[Start of Recorded information]
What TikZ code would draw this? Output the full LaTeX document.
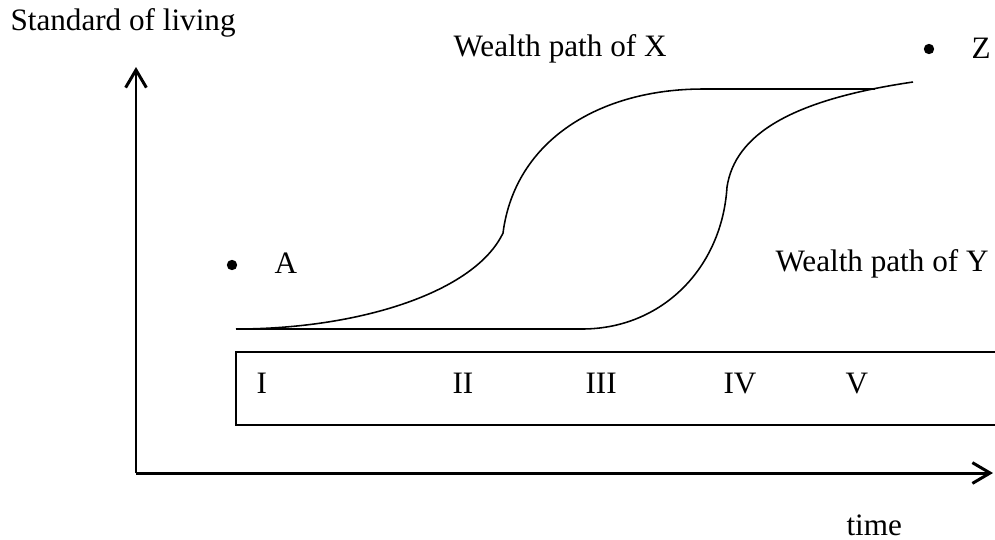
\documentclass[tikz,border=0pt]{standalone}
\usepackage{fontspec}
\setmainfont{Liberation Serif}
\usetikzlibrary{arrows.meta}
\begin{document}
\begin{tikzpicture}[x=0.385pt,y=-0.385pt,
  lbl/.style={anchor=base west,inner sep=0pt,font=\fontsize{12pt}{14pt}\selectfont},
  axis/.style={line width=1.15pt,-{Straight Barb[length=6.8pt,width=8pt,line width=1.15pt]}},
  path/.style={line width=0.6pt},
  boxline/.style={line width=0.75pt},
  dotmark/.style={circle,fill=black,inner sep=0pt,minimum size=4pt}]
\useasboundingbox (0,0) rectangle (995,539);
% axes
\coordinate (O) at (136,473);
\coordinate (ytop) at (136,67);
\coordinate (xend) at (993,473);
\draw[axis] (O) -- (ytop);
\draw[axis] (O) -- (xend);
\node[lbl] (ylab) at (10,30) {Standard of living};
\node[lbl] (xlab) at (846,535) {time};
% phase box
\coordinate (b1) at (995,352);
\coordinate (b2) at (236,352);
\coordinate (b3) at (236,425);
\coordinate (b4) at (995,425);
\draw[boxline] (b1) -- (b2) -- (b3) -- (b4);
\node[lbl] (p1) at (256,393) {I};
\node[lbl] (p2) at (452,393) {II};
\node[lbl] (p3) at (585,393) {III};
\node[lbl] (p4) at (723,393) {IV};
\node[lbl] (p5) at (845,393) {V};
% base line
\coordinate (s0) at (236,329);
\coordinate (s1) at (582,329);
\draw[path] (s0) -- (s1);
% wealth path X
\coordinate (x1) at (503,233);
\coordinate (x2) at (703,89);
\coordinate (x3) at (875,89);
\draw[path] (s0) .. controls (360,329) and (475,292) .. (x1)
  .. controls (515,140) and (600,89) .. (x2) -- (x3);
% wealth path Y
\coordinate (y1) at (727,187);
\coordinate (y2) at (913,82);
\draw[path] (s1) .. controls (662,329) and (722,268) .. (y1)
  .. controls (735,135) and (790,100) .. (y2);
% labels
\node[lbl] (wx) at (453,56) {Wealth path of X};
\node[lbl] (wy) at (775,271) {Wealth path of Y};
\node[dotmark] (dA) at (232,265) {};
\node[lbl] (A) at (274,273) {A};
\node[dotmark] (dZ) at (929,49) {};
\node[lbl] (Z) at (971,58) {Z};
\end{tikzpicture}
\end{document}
[End of Recorded information]
Requirements: Make an exact copy of the data above, pictures excluded.

Response below:
What TikZ code would draw this? Output the full LaTeX document.
\documentclass[tikz,border=0pt]{standalone}
\usepackage{fontspec}
\setmainfont{Liberation Serif}
\usetikzlibrary{arrows.meta}
\begin{document}
\begin{tikzpicture}[x=0.385pt,y=-0.385pt,
  lbl/.style={anchor=base west,inner sep=0pt,font=\fontsize{12pt}{14pt}\selectfont},
  axis/.style={line width=1.15pt,-{Straight Barb[length=6.8pt,width=8pt,line width=1.15pt]}},
  path/.style={line width=0.6pt},
  boxline/.style={line width=0.75pt},
  dotmark/.style={circle,fill=black,inner sep=0pt,minimum size=4pt}]
\useasboundingbox (0,0) rectangle (995,539);
% axes
\coordinate (O) at (136,473);
\coordinate (ytop) at (136,67);
\coordinate (xend) at (993,473);
\draw[axis] (O) -- (ytop);
\draw[axis] (O) -- (xend);
\node[lbl] (ylab) at (10,30) {Standard of living};
\node[lbl] (xlab) at (846,535) {time};
% phase box
\coordinate (b1) at (995,352);
\coordinate (b2) at (236,352);
\coordinate (b3) at (236,425);
\coordinate (b4) at (995,425);
\draw[boxline] (b1) -- (b2) -- (b3) -- (b4);
\node[lbl] (p1) at (256,393) {I};
\node[lbl] (p2) at (452,393) {II};
\node[lbl] (p3) at (585,393) {III};
\node[lbl] (p4) at (723,393) {IV};
\node[lbl] (p5) at (845,393) {V};
% base line
\coordinate (s0) at (236,329);
\coordinate (s1) at (582,329);
\draw[path] (s0) -- (s1);
% wealth path X
\coordinate (x1) at (503,233);
\coordinate (x2) at (703,89);
\coordinate (x3) at (875,89);
\draw[path] (s0) .. controls (360,329) and (475,292) .. (x1)
  .. controls (515,140) and (600,89) .. (x2) -- (x3);
% wealth path Y
\coordinate (y1) at (727,187);
\coordinate (y2) at (913,82);
\draw[path] (s1) .. controls (662,329) and (722,268) .. (y1)
  .. controls (735,135) and (790,100) .. (y2);
% labels
\node[lbl] (wx) at (453,56) {Wealth path of X};
\node[lbl] (wy) at (775,271) {Wealth path of Y};
\node[dotmark] (dA) at (232,265) {};
\node[lbl] (A) at (274,273) {A};
\node[dotmark] (dZ) at (929,49) {};
\node[lbl] (Z) at (971,58) {Z};
\end{tikzpicture}
\end{document}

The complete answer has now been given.